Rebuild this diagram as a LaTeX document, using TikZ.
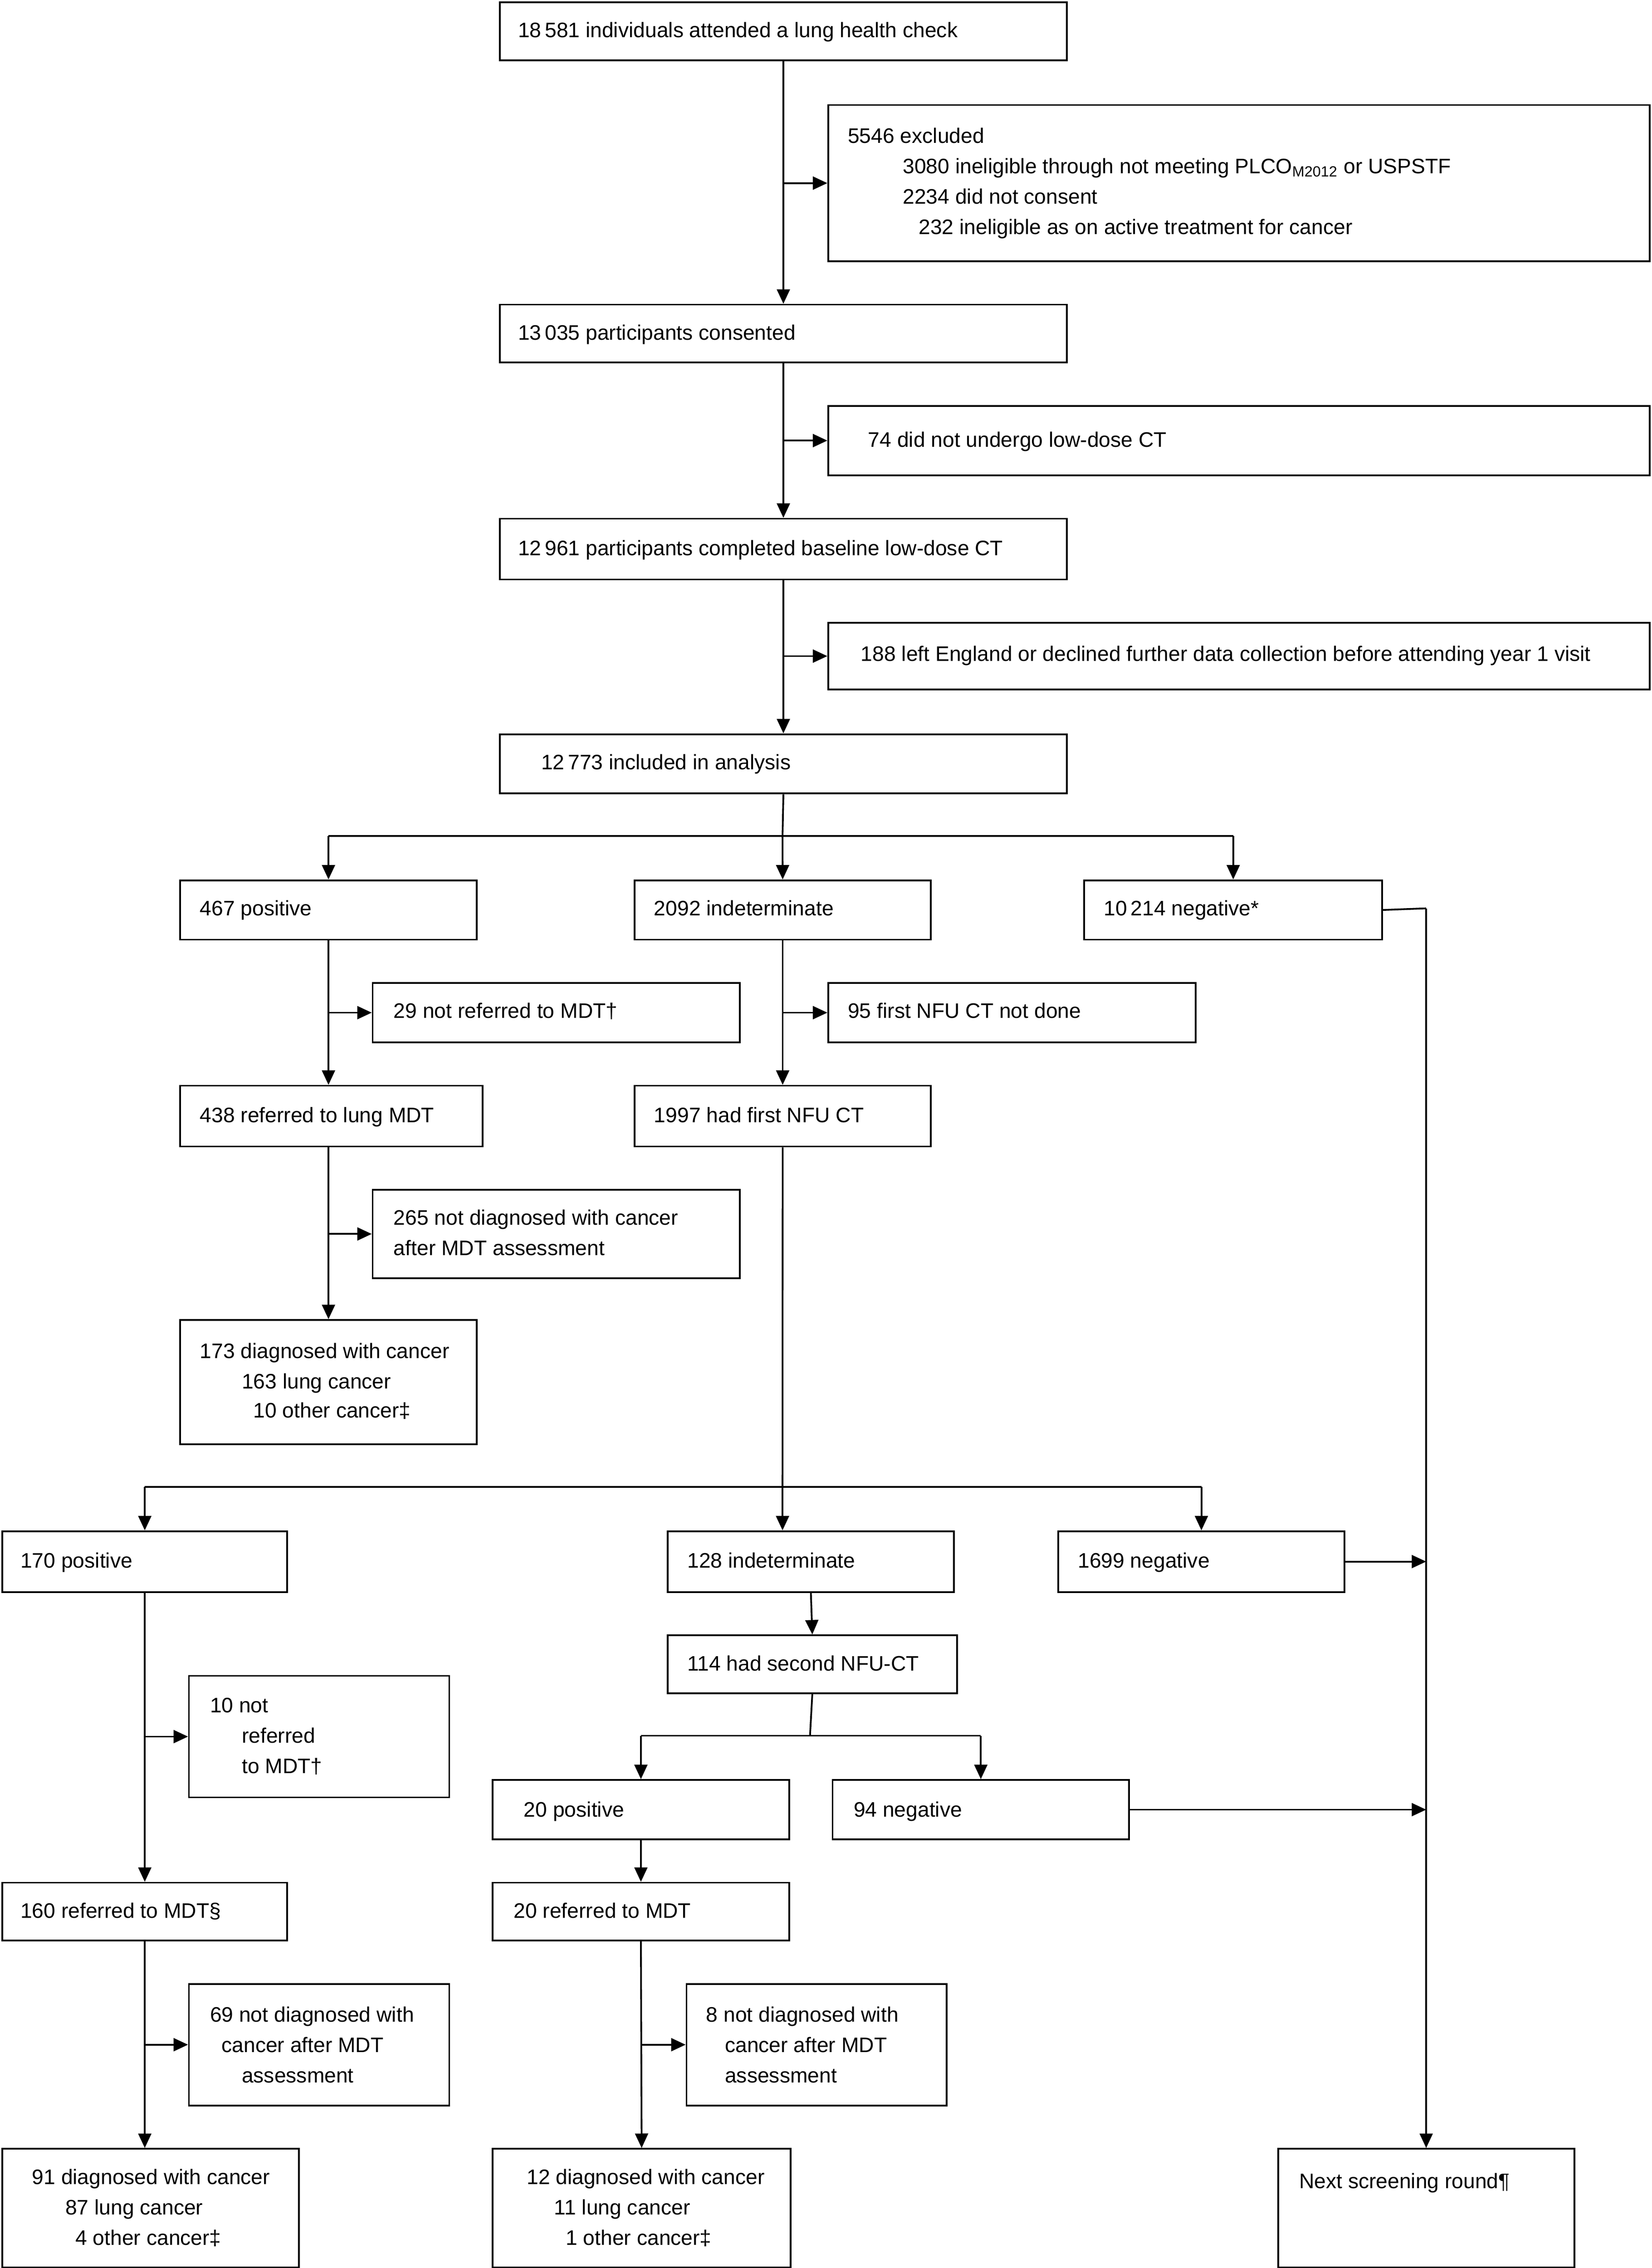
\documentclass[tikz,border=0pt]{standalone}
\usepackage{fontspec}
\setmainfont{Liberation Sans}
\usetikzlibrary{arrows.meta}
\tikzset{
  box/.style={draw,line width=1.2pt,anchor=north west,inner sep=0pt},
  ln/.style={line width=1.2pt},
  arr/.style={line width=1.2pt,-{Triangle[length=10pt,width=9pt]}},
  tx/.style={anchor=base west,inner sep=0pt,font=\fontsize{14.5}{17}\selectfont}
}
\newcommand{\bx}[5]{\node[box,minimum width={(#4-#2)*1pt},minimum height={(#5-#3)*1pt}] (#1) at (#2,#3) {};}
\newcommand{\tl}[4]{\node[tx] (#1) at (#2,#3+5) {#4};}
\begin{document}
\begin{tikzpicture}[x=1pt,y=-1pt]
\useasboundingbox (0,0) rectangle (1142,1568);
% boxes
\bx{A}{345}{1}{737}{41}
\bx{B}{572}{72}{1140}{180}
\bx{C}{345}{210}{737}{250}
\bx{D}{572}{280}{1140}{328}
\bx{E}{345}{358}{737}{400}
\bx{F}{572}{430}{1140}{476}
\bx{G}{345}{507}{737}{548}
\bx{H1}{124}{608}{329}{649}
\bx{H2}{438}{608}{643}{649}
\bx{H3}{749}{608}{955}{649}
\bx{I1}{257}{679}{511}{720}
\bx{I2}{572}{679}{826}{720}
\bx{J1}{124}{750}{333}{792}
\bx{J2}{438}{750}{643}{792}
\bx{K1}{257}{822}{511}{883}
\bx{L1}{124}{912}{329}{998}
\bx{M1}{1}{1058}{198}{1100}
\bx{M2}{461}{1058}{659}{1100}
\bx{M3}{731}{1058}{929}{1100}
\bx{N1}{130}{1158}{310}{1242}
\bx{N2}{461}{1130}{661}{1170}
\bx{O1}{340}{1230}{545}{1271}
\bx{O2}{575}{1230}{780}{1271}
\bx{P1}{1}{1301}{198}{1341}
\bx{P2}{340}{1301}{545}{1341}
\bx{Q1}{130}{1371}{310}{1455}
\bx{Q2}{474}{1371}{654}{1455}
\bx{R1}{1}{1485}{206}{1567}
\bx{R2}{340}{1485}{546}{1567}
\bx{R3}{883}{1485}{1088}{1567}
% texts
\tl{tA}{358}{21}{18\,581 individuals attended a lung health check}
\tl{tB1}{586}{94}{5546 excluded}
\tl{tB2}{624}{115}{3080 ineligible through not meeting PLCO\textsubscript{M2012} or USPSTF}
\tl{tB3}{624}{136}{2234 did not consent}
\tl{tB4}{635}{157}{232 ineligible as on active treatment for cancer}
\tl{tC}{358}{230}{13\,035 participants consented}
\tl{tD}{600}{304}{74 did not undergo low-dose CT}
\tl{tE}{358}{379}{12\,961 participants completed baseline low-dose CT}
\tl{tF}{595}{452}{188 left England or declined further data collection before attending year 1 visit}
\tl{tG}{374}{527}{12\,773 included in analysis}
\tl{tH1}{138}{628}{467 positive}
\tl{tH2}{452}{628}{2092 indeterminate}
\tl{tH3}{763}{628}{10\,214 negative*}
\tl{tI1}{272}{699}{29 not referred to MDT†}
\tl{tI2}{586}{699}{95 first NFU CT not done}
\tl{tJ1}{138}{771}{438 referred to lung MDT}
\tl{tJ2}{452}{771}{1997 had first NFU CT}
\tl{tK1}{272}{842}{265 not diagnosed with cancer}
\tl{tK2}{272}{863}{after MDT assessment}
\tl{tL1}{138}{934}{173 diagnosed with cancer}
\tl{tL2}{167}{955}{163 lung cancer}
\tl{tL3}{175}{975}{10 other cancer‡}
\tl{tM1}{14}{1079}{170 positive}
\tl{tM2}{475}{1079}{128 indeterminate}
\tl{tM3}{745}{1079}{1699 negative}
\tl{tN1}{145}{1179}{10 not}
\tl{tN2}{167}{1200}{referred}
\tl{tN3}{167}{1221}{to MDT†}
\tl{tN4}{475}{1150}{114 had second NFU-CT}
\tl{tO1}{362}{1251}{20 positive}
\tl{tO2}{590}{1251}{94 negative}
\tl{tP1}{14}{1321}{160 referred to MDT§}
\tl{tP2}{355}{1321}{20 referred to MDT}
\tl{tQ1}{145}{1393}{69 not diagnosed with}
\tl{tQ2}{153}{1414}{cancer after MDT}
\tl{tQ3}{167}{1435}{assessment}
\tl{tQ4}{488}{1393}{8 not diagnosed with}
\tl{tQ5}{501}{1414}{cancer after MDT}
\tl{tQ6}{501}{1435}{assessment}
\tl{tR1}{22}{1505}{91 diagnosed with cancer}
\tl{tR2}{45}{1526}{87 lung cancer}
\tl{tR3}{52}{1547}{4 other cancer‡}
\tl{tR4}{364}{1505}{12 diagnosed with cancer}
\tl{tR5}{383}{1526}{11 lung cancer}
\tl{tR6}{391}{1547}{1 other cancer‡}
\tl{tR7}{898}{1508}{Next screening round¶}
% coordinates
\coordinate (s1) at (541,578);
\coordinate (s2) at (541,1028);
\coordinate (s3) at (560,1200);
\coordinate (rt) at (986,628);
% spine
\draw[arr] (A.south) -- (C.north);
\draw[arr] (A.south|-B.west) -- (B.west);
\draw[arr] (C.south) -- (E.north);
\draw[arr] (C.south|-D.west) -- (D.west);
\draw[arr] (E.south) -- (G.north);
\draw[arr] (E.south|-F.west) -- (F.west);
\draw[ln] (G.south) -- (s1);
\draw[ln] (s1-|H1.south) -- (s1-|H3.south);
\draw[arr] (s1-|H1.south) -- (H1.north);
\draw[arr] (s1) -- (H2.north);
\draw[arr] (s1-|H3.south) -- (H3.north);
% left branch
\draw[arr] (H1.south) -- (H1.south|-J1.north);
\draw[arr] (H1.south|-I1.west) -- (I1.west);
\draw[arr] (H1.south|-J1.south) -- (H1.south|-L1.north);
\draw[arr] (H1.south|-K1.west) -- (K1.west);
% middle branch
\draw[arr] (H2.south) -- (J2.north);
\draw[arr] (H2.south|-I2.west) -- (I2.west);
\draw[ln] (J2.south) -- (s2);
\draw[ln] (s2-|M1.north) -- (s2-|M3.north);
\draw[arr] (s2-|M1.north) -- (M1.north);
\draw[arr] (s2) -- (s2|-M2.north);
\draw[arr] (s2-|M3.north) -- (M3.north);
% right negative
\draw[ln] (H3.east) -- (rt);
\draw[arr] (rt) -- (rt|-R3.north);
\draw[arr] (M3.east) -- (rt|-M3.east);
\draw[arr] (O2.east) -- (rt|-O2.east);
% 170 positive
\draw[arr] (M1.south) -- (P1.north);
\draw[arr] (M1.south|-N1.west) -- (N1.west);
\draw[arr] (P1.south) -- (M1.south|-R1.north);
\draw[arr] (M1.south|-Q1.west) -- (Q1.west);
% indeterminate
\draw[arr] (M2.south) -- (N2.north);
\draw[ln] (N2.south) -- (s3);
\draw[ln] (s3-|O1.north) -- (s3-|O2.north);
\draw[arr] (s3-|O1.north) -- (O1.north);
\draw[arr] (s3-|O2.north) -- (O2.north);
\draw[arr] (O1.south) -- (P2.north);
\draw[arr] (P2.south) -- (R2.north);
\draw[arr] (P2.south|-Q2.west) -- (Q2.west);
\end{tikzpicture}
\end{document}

== == ==

EXERCISE PROMPT
Every line of the data should be copied as it stands, without the images.

RESULT OF THE TASK
Rebuild this diagram as a LaTeX document, using TikZ.
\documentclass[tikz,border=0pt]{standalone}
\usepackage{fontspec}
\setmainfont{Liberation Sans}
\usetikzlibrary{arrows.meta}
\tikzset{
  box/.style={draw,line width=1.2pt,anchor=north west,inner sep=0pt},
  ln/.style={line width=1.2pt},
  arr/.style={line width=1.2pt,-{Triangle[length=10pt,width=9pt]}},
  tx/.style={anchor=base west,inner sep=0pt,font=\fontsize{14.5}{17}\selectfont}
}
\newcommand{\bx}[5]{\node[box,minimum width={(#4-#2)*1pt},minimum height={(#5-#3)*1pt}] (#1) at (#2,#3) {};}
\newcommand{\tl}[4]{\node[tx] (#1) at (#2,#3+5) {#4};}
\begin{document}
\begin{tikzpicture}[x=1pt,y=-1pt]
\useasboundingbox (0,0) rectangle (1142,1568);
% boxes
\bx{A}{345}{1}{737}{41}
\bx{B}{572}{72}{1140}{180}
\bx{C}{345}{210}{737}{250}
\bx{D}{572}{280}{1140}{328}
\bx{E}{345}{358}{737}{400}
\bx{F}{572}{430}{1140}{476}
\bx{G}{345}{507}{737}{548}
\bx{H1}{124}{608}{329}{649}
\bx{H2}{438}{608}{643}{649}
\bx{H3}{749}{608}{955}{649}
\bx{I1}{257}{679}{511}{720}
\bx{I2}{572}{679}{826}{720}
\bx{J1}{124}{750}{333}{792}
\bx{J2}{438}{750}{643}{792}
\bx{K1}{257}{822}{511}{883}
\bx{L1}{124}{912}{329}{998}
\bx{M1}{1}{1058}{198}{1100}
\bx{M2}{461}{1058}{659}{1100}
\bx{M3}{731}{1058}{929}{1100}
\bx{N1}{130}{1158}{310}{1242}
\bx{N2}{461}{1130}{661}{1170}
\bx{O1}{340}{1230}{545}{1271}
\bx{O2}{575}{1230}{780}{1271}
\bx{P1}{1}{1301}{198}{1341}
\bx{P2}{340}{1301}{545}{1341}
\bx{Q1}{130}{1371}{310}{1455}
\bx{Q2}{474}{1371}{654}{1455}
\bx{R1}{1}{1485}{206}{1567}
\bx{R2}{340}{1485}{546}{1567}
\bx{R3}{883}{1485}{1088}{1567}
% texts
\tl{tA}{358}{21}{18\,581 individuals attended a lung health check}
\tl{tB1}{586}{94}{5546 excluded}
\tl{tB2}{624}{115}{3080 ineligible through not meeting PLCO\textsubscript{M2012} or USPSTF}
\tl{tB3}{624}{136}{2234 did not consent}
\tl{tB4}{635}{157}{232 ineligible as on active treatment for cancer}
\tl{tC}{358}{230}{13\,035 participants consented}
\tl{tD}{600}{304}{74 did not undergo low-dose CT}
\tl{tE}{358}{379}{12\,961 participants completed baseline low-dose CT}
\tl{tF}{595}{452}{188 left England or declined further data collection before attending year 1 visit}
\tl{tG}{374}{527}{12\,773 included in analysis}
\tl{tH1}{138}{628}{467 positive}
\tl{tH2}{452}{628}{2092 indeterminate}
\tl{tH3}{763}{628}{10\,214 negative*}
\tl{tI1}{272}{699}{29 not referred to MDT†}
\tl{tI2}{586}{699}{95 first NFU CT not done}
\tl{tJ1}{138}{771}{438 referred to lung MDT}
\tl{tJ2}{452}{771}{1997 had first NFU CT}
\tl{tK1}{272}{842}{265 not diagnosed with cancer}
\tl{tK2}{272}{863}{after MDT assessment}
\tl{tL1}{138}{934}{173 diagnosed with cancer}
\tl{tL2}{167}{955}{163 lung cancer}
\tl{tL3}{175}{975}{10 other cancer‡}
\tl{tM1}{14}{1079}{170 positive}
\tl{tM2}{475}{1079}{128 indeterminate}
\tl{tM3}{745}{1079}{1699 negative}
\tl{tN1}{145}{1179}{10 not}
\tl{tN2}{167}{1200}{referred}
\tl{tN3}{167}{1221}{to MDT†}
\tl{tN4}{475}{1150}{114 had second NFU-CT}
\tl{tO1}{362}{1251}{20 positive}
\tl{tO2}{590}{1251}{94 negative}
\tl{tP1}{14}{1321}{160 referred to MDT§}
\tl{tP2}{355}{1321}{20 referred to MDT}
\tl{tQ1}{145}{1393}{69 not diagnosed with}
\tl{tQ2}{153}{1414}{cancer after MDT}
\tl{tQ3}{167}{1435}{assessment}
\tl{tQ4}{488}{1393}{8 not diagnosed with}
\tl{tQ5}{501}{1414}{cancer after MDT}
\tl{tQ6}{501}{1435}{assessment}
\tl{tR1}{22}{1505}{91 diagnosed with cancer}
\tl{tR2}{45}{1526}{87 lung cancer}
\tl{tR3}{52}{1547}{4 other cancer‡}
\tl{tR4}{364}{1505}{12 diagnosed with cancer}
\tl{tR5}{383}{1526}{11 lung cancer}
\tl{tR6}{391}{1547}{1 other cancer‡}
\tl{tR7}{898}{1508}{Next screening round¶}
% coordinates
\coordinate (s1) at (541,578);
\coordinate (s2) at (541,1028);
\coordinate (s3) at (560,1200);
\coordinate (rt) at (986,628);
% spine
\draw[arr] (A.south) -- (C.north);
\draw[arr] (A.south|-B.west) -- (B.west);
\draw[arr] (C.south) -- (E.north);
\draw[arr] (C.south|-D.west) -- (D.west);
\draw[arr] (E.south) -- (G.north);
\draw[arr] (E.south|-F.west) -- (F.west);
\draw[ln] (G.south) -- (s1);
\draw[ln] (s1-|H1.south) -- (s1-|H3.south);
\draw[arr] (s1-|H1.south) -- (H1.north);
\draw[arr] (s1) -- (H2.north);
\draw[arr] (s1-|H3.south) -- (H3.north);
% left branch
\draw[arr] (H1.south) -- (H1.south|-J1.north);
\draw[arr] (H1.south|-I1.west) -- (I1.west);
\draw[arr] (H1.south|-J1.south) -- (H1.south|-L1.north);
\draw[arr] (H1.south|-K1.west) -- (K1.west);
% middle branch
\draw[arr] (H2.south) -- (J2.north);
\draw[arr] (H2.south|-I2.west) -- (I2.west);
\draw[ln] (J2.south) -- (s2);
\draw[ln] (s2-|M1.north) -- (s2-|M3.north);
\draw[arr] (s2-|M1.north) -- (M1.north);
\draw[arr] (s2) -- (s2|-M2.north);
\draw[arr] (s2-|M3.north) -- (M3.north);
% right negative
\draw[ln] (H3.east) -- (rt);
\draw[arr] (rt) -- (rt|-R3.north);
\draw[arr] (M3.east) -- (rt|-M3.east);
\draw[arr] (O2.east) -- (rt|-O2.east);
% 170 positive
\draw[arr] (M1.south) -- (P1.north);
\draw[arr] (M1.south|-N1.west) -- (N1.west);
\draw[arr] (P1.south) -- (M1.south|-R1.north);
\draw[arr] (M1.south|-Q1.west) -- (Q1.west);
% indeterminate
\draw[arr] (M2.south) -- (N2.north);
\draw[ln] (N2.south) -- (s3);
\draw[ln] (s3-|O1.north) -- (s3-|O2.north);
\draw[arr] (s3-|O1.north) -- (O1.north);
\draw[arr] (s3-|O2.north) -- (O2.north);
\draw[arr] (O1.south) -- (P2.north);
\draw[arr] (P2.south) -- (R2.north);
\draw[arr] (P2.south|-Q2.west) -- (Q2.west);
\end{tikzpicture}
\end{document}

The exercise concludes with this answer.